-- PROBLEM --
Only the lines from the start of the data through the line containing "const energyTicks = [0, 0.3, 0.6, 0.9, 1.2, 1.5];" should be written out, exactly as they are, with both ends included and the pictures left out.

-- INFORMATION SUPPLIED --
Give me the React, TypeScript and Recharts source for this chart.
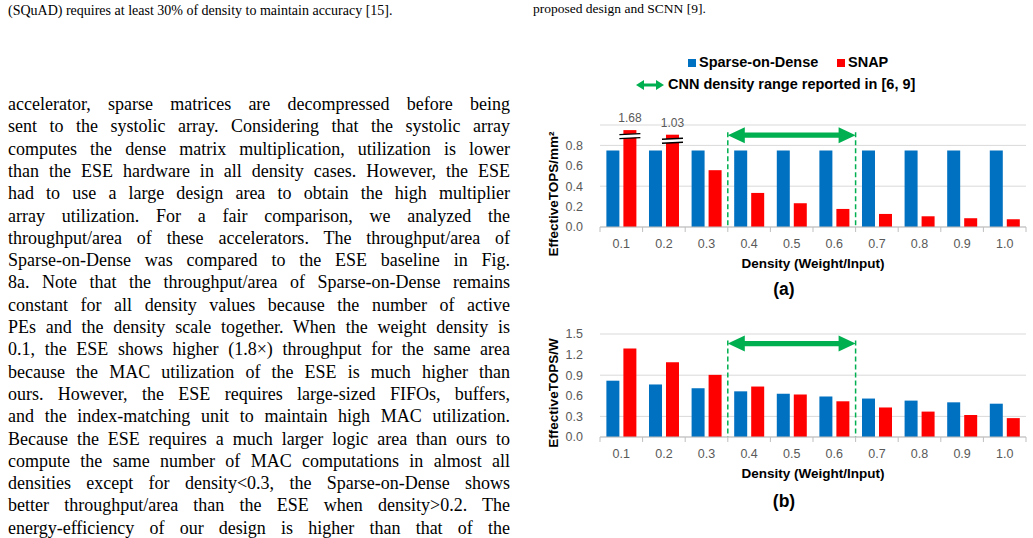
import React from 'react';
import { BarChart, Bar, XAxis, YAxis, CartesianGrid, ReferenceLine, Label } from 'recharts';

// density sweep shared by both panels
const densities = ['0.1', '0.2', '0.3', '0.4', '0.5', '0.6', '0.7', '0.8', '0.9', '1.0'];

// (a) effective TOPS per mm^2
const sodArea = [0.75, 0.75, 0.75, 0.75, 0.75, 0.75, 0.75, 0.75, 0.75, 0.75];
const snapArea = [1.68, 1.03, 0.557, 0.334, 0.233, 0.177, 0.128, 0.105, 0.086, 0.076];
const areaTicks = [0, 0.2, 0.4, 0.6, 0.8, 1.0];

// (b) effective TOPS per W
const sodEnergy = [0.82, 0.765, 0.71, 0.665, 0.63, 0.59, 0.56, 0.53, 0.505, 0.485];
const snapEnergy = [1.29, 1.09, 0.905, 0.735, 0.62, 0.52, 0.43, 0.37, 0.32, 0.275];
const energyTicks = [0, 0.3, 0.6, 0.9, 1.2, 1.5];

// CNN density range marked on both panels
const cnnRange = ['0.4', '0.6'];

const areaData = densities.map((d, i) => ({ density: d, sod: sodArea[i], snap: snapArea[i] }));
const energyData = densities.map((d, i) => ({ density: d, sod: sodEnergy[i], snap: snapEnergy[i] }));

const BLUE = '#0070C0';
const RED = '#FF0000';
const GREEN = '#00B050';
const AXIS_GRAY = '#BFBFBF';
const GRID_GRAY = '#D9D9D9';
const TICK_GRAY = '#595959';
const SANS = '"Liberation Sans", Arial, sans-serif';
const SERIF = '"Liberation Serif", "Times New Roman", serif';

const CHART_W = 490;
const CHART_H = 190;
const Y_AXIS_W = 30;
const X_AXIS_H = 63;
const MARGIN_A = { top: 25, right: 4, bottom: 0, left: 30 };
const MARGIN_B = { top: 24, right: 4, bottom: 0, left: 30 };
const PLOT_LEFT = MARGIN_A.left + Y_AXIS_W;
const PLOT_W = CHART_W - PLOT_LEFT - MARGIN_A.right;
const BAND = PLOT_W / densities.length;

// bars on (a) that run off the axis are cut here and get a break mark
const AREA_BREAK: Record<string, number> = { '0.1': 0.95, '0.2': 0.905 };

const snapShown = (d: { density: string; snap: number }) => {
  const cut = AREA_BREAK[d.density];
  return cut !== undefined && d.snap > cut ? cut : d.snap;
};

const SnapAreaBar = (props: any) => {
  const { x, y, width, height, fill, payload } = props;
  if (AREA_BREAK[payload.density] === undefined) {
    return <rect x={x} y={y} width={width} height={height} fill={fill} />;
  }
  const l = x - 4;
  const r = x + width + 4;
  const b1 = y + 4;
  const b2 = y + 8;
  return (
    <g>
      <rect x={x} y={y} width={width} height={height} fill={fill} />
      <polygon points={`${l},${b1 + 0.5} ${r},${b1 - 0.5} ${r},${b2 - 0.5} ${l},${b2 + 0.5}`} fill="#fff" />
      <line x1={l} y1={b1 + 0.5} x2={r} y2={b1 - 0.5} stroke="#000" strokeWidth={1.4} />
      <line x1={l} y1={b2 + 0.5} x2={r} y2={b2 - 0.5} stroke="#000" strokeWidth={1.4} />
      <text x={x + width / 2} y={y - 8} textAnchor="middle" fontSize={12} fontFamily={SANS} fill={TICK_GRAY}>
        {payload.snap.toFixed(2)}
      </text>
    </g>
  );
};

const DensityTick = (props: any) => {
  const { x, y, payload, index } = props;
  const left = x - BAND / 2;
  const right = x + BAND / 2;
  return (
    <g>
      <line x1={left} y1={y} x2={left} y2={y + 5} stroke={AXIS_GRAY} />
      {index === densities.length - 1 && <line x1={right} y1={y} x2={right} y2={y + 5} stroke={AXIS_GRAY} />}
      <text x={x} y={y + 21} textAnchor="middle" fontSize={12.5} fontFamily={SANS} fill={TICK_GRAY}>
        {payload.value}
      </text>
    </g>
  );
};

const DoubleArrow = (props: any) => {
  const { x1, y1, x2 } = props;
  const head = 17;
  const half = 8;
  const shaft = 2.6;
  const pts = [
    [x1, y1],
    [x1 + head, y1 - half],
    [x1 + head, y1 - shaft],
    [x2 - head, y1 - shaft],
    [x2 - head, y1 - half],
    [x2, y1],
    [x2 - head, y1 + half],
    [x2 - head, y1 + shaft],
    [x1 + head, y1 + shaft],
    [x1 + head, y1 + half],
  ];
  return <polygon points={pts.map((p) => p.join(',')).join(' ')} fill={GREEN} />;
};

const xTitle = (vb: any) => (
  <text
    x={PLOT_LEFT + PLOT_W / 2}
    y={(vb?.y ?? 127) + 41}
    textAnchor="middle"
    fontSize={13.5}
    fontWeight="bold"
    fontFamily={SANS}
    fill="#000"
  >
    Density (Weight/Input)
  </text>
);

const yTitle = (text: string, cy: number) => () => (
  <text
    x={13}
    y={cy}
    transform={`rotate(-90, 13, ${cy})`}
    textAnchor="middle"
    dominantBaseline="central"
    fontSize={13.5}
    fontWeight="bold"
    fontFamily={SANS}
    fill="#000"
  >
    {text}
  </text>
);

interface PanelProps {
  data: { density: string; sod: number; snap: number }[];
  ticks: number[];
  max: number;
  margin: typeof MARGIN_A;
  title: string;
  titleY: number;
  arrowAt: number;
  hideTop?: boolean;
  broken?: boolean;
}

const Panel = ({ data, ticks, max, margin, title, titleY, arrowAt, hideTop, broken }: PanelProps) => (
  <BarChart
    width={CHART_W}
    height={CHART_H}
    data={data}
    margin={margin}
    barCategoryGap="15%"
    barGap={4}
  >
    <CartesianGrid vertical={false} stroke={GRID_GRAY} />
    <XAxis
      dataKey="density"
      height={X_AXIS_H}
      tickSize={0}
      tickMargin={0}
      stroke={AXIS_GRAY}
      tickLine={false}
      interval={0}
      tick={<DensityTick />}
    >
      <Label content={(p: any) => xTitle(p?.viewBox)} />
    </XAxis>
    <YAxis
      type="number"
      domain={[0, max]}
      ticks={ticks}
      width={Y_AXIS_W}
      axisLine={false}
      tickLine={false}
      tickSize={15}
      tickMargin={2}
      tick={{ fontSize: 12.5, fontFamily: SANS, fill: TICK_GRAY }}
      tickFormatter={(v: number) => (hideTop && v === max ? '' : v.toFixed(1))}
    >
      <Label content={yTitle(title, titleY)} />
    </YAxis>
    <Bar dataKey="sod" fill={BLUE} isAnimationActive={false} />
    <Bar
      dataKey={broken ? snapShown : 'snap'}
      fill={RED}
      isAnimationActive={false}
      shape={broken ? <SnapAreaBar /> : undefined}
    />
    <ReferenceLine
      segment={[{ x: cnnRange[0], y: arrowAt + 0.03 * max }, { x: cnnRange[0], y: 0 }]}
      position="start"
      stroke={GREEN}
      strokeWidth={1.5}
      strokeDasharray="5 3"
    />
    <ReferenceLine
      segment={[{ x: cnnRange[1], y: arrowAt + 0.03 * max }, { x: cnnRange[1], y: 0 }]}
      position="end"
      stroke={GREEN}
      strokeWidth={1.5}
      strokeDasharray="5 3"
    />
    <ReferenceLine
      segment={[{ x: cnnRange[0], y: arrowAt }, { x: cnnRange[1], y: arrowAt }]}
      position="start"
      shape={(p: any) => <DoubleArrow {...p} x2={p.x2 + BAND} />}
    />
  </BarChart>
);

const leftLines = [
  'accelerator, sparse matrices are decompressed before being',
  'sent to the systolic array. Considering that the systolic array',
  'computes the dense matrix multiplication, utilization is lower',
  'than the ESE hardware in all density cases. However, the ESE',
  'had to use a large design area to obtain the high multiplier',
  'array utilization. For a fair comparison, we analyzed the',
  'throughput/area of these accelerators. The throughput/area of',
  'Sparse-on-Dense was compared to the ESE baseline in Fig.',
  '8a. Note that the throughput/area of Sparse-on-Dense remains',
  'constant for all density values because the number of active',
  'PEs and the density scale together. When the weight density is',
  '0.1, the ESE shows higher (1.8\u00d7) throughput for the same area',
  'because the MAC utilization of the ESE is much higher than',
  'ours. However, the ESE requires large-sized FIFOs, buffers,',
  'and the index-matching unit to maintain high MAC utilization.',
  'Because the ESE requires a much larger logic area than ours to',
  'compute the same number of MAC computations in almost all',
  'densities except for density<0.3, the Sparse-on-Dense shows',
  'better throughput/area than the ESE when density>0.2. The',
  'energy-efficiency of our design is higher than that of the',
];

const LINE_TOP = 104;
const LINE_PITCH = 22.3;

const LegendArrow = () => (
  <svg width={28} height={12} style={{ position: 'absolute', left: 636, top: 79 }}>
    <polygon points="0,6 8,1 8,4.5 20,4.5 20,1 28,6 20,11 20,7.5 8,7.5 8,11" fill={GREEN} />
  </svg>
);

export default function App() {
  return (
    <div style={{ position: 'absolute', left: 0, top: 0, width: 1033, height: 538, overflow: 'hidden', background: '#fff' }}>
      <div style={{ position: 'absolute', left: 8, top: 3, fontFamily: SERIF, fontSize: 14, whiteSpace: 'nowrap' }}>
        (SQuAD) requires at least 30% of density to maintain accuracy [15].
      </div>
      <div style={{ position: 'absolute', left: 533, top: 1, fontFamily: SERIF, fontSize: 13.5, whiteSpace: 'nowrap' }}>
        proposed design and SCNN [9].
      </div>

      {leftLines.map((line, i) => (
        <div
          key={i}
          style={{
            position: 'absolute',
            left: 8,
            width: 502,
            top: LINE_TOP + i * LINE_PITCH - 11,
            height: 22,
            lineHeight: '22px',
            fontFamily: SERIF,
            fontSize: 18,
            textAlign: 'justify',
            textAlignLast: 'justify',
          }}
        >
          {line}
        </div>
      ))}

      <div style={{ position: 'absolute', left: 0, top: 55, width: 1033, fontFamily: SANS, fontWeight: 'bold', fontSize: 14.5 }}>
        <span style={{ position: 'absolute', left: 688, top: 4, width: 8, height: 8, background: BLUE }} />
        <span style={{ position: 'absolute', left: 699, top: -1 }}>Sparse-on-Dense</span>
        <span style={{ position: 'absolute', left: 837, top: 4, width: 8, height: 8, background: RED }} />
        <span style={{ position: 'absolute', left: 848, top: -1 }}>SNAP</span>
      </div>
      <LegendArrow />
      <div style={{ position: 'absolute', left: 668, top: 76, fontFamily: SANS, fontWeight: 'bold', fontSize: 14.5, whiteSpace: 'nowrap' }}>
        CNN density range reported in [6, 9]
      </div>

      <div style={{ position: 'absolute', left: 540, top: 100 }}>
        <Panel
          data={areaData}
          ticks={areaTicks}
          max={1.0}
          margin={MARGIN_A}
          title="EffectiveTOPS/mm²"
          titleY={94}
          arrowAt={0.9}
          hideTop
          broken
        />
      </div>
      <div style={{ position: 'absolute', left: 540, top: 310 }}>
        <Panel
          data={energyData}
          ticks={energyTicks}
          max={1.5}
          margin={MARGIN_B}
          title="EffectiveTOPS/W"
          titleY={83}
          arrowAt={1.36}
        />
      </div>

      <div style={{ position: 'absolute', left: 760, top: 279, width: 48, textAlign: 'center', fontFamily: SANS, fontWeight: 'bold', fontSize: 17.5 }}>
        (a)
      </div>
      <div style={{ position: 'absolute', left: 760, top: 491, width: 48, textAlign: 'center', fontFamily: SANS, fontWeight: 'bold', fontSize: 17.5 }}>
        (b)
      </div>
    </div>
  );
}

-- EXERCISE ANSWER --
Give me the React, TypeScript and Recharts source for this chart.
import React from 'react';
import { BarChart, Bar, XAxis, YAxis, CartesianGrid, ReferenceLine, Label } from 'recharts';

// density sweep shared by both panels
const densities = ['0.1', '0.2', '0.3', '0.4', '0.5', '0.6', '0.7', '0.8', '0.9', '1.0'];

// (a) effective TOPS per mm^2
const sodArea = [0.75, 0.75, 0.75, 0.75, 0.75, 0.75, 0.75, 0.75, 0.75, 0.75];
const snapArea = [1.68, 1.03, 0.557, 0.334, 0.233, 0.177, 0.128, 0.105, 0.086, 0.076];
const areaTicks = [0, 0.2, 0.4, 0.6, 0.8, 1.0];

// (b) effective TOPS per W
const sodEnergy = [0.82, 0.765, 0.71, 0.665, 0.63, 0.59, 0.56, 0.53, 0.505, 0.485];
const snapEnergy = [1.29, 1.09, 0.905, 0.735, 0.62, 0.52, 0.43, 0.37, 0.32, 0.275];
const energyTicks = [0, 0.3, 0.6, 0.9, 1.2, 1.5];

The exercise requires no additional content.